Business intelligence (BI) is a decision support system, whose aim is to help make business decisions, strategic as well as operational/tactical. It uses an assortment of resources and techniques for gathering, transforming, storing, and analyzing data.
The technologies utilized include data warehousing, online analytical processing (OLAP) or multidimensional analysis, data mining, analytical and statistical tools, querying and reporting tools, data visualization, dashboards, scorecards, among others.
In the current environment, business intelligence and data warehousing are used synonymously. Most data warehouse vendors now promote their products as business intelligence software, rather than data warehouse software. In practical terms, a data warehouse is the infrastructure component of a popular and widely used system that is implemented to achieve business intelligence.
Typically, we use the following broad definition: Business intelligence is a set of methodologies, processes, architectures, and technologies that transform raw data into meaningful and useful information used to enable more effective strategic, tactical, and operational insights and decision-making. When using this definition, BI also has to include technologies such as data integration, data quality, data warehousing, master data management, text, and content analytics, and many others that the market sometimes lumps into the information management segment. Therefore, we also refer to data preparation and data usage as two separate, but closely linked, segments of the BI architectural stack. We define the narrower BI market as: A set of methodologies, processes, architectures, and technologies that leverage the output of information management processes for analysis, reporting, performance management, and information delivery.
As this definition indicates, data warehousing is a technology that is included in business intelligence. However, it needs to be noted that although data warehouses provide data to business intelligence applications, all BI applications are not dependent on data warehouses to provide them with the data that they need.

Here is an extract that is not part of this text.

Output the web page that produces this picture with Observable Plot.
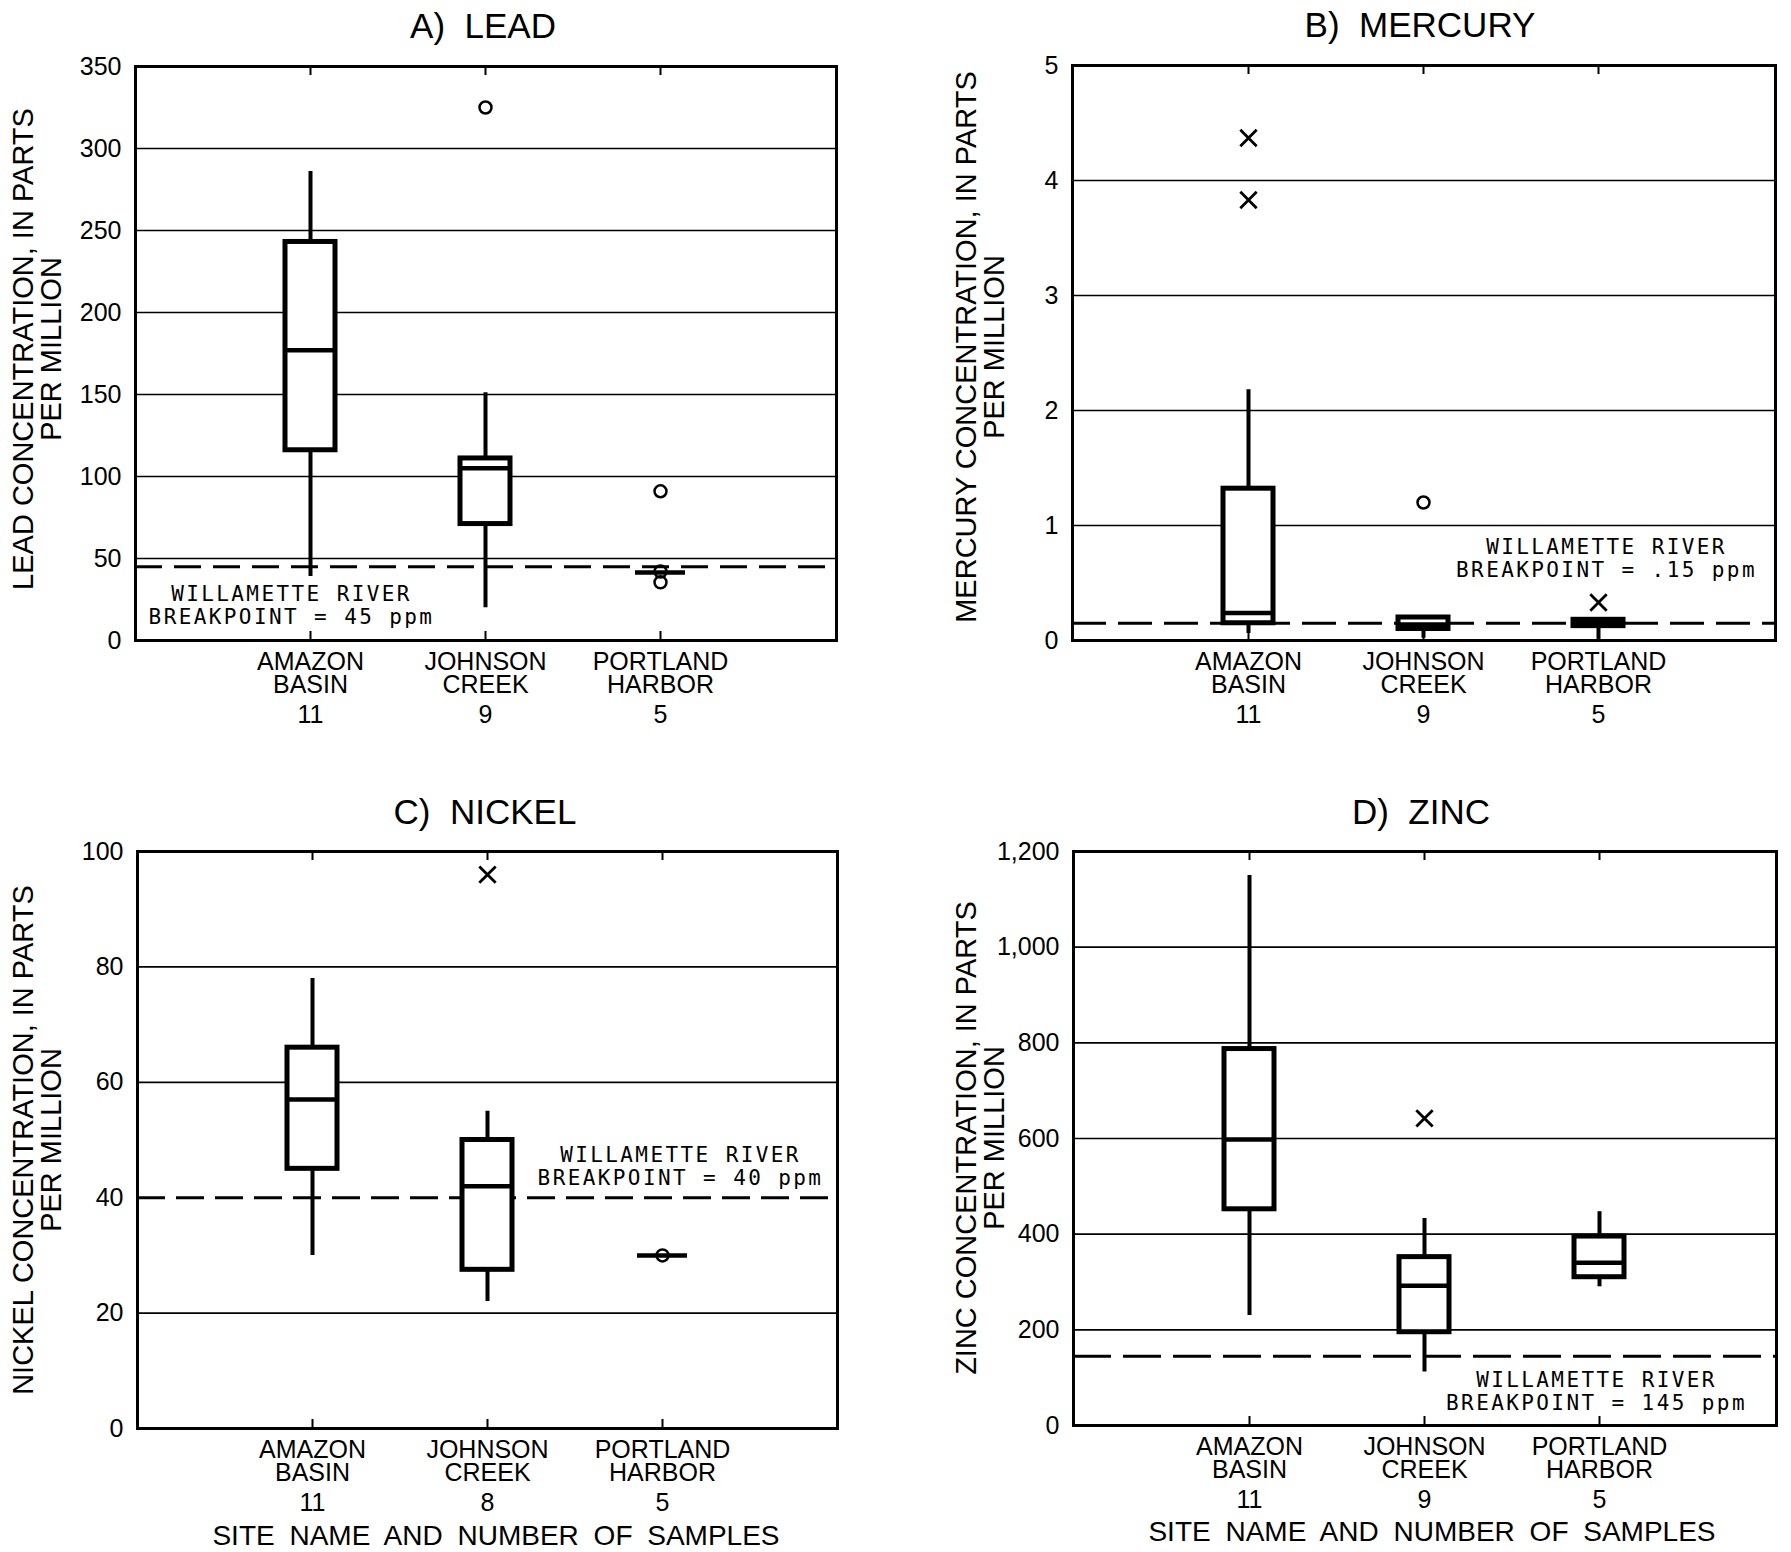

Business intelligence has historically been focused on strategic decision making and analytics. Operational business intelligence, or operational BI, aims to provide information and insights that are operation-focused, with a time frame that can extend from near real-time to a few years. Its objective is to enable decision making that focuses on day-to-day operations rather than strategic decisions which, previously, was the primary focus of business intelligence. Operational business intelligence benefits an extensive range of users who, sometimes within minutes or a few hours, can use it to run, manage, or optimize time-sensitive business operations.
The growth in business intelligence will be apparent in some of the current trends. For example, it is expected that there will be an increase in the use of software-as-a-service, as companies try to obtain business intelligence capabilities without being encumbered with the implementation and support of a BI infrastructure. Other trends in the business intelligence space include advanced analytics, cloud computing, unstructured data analysis, visualization, and so forth.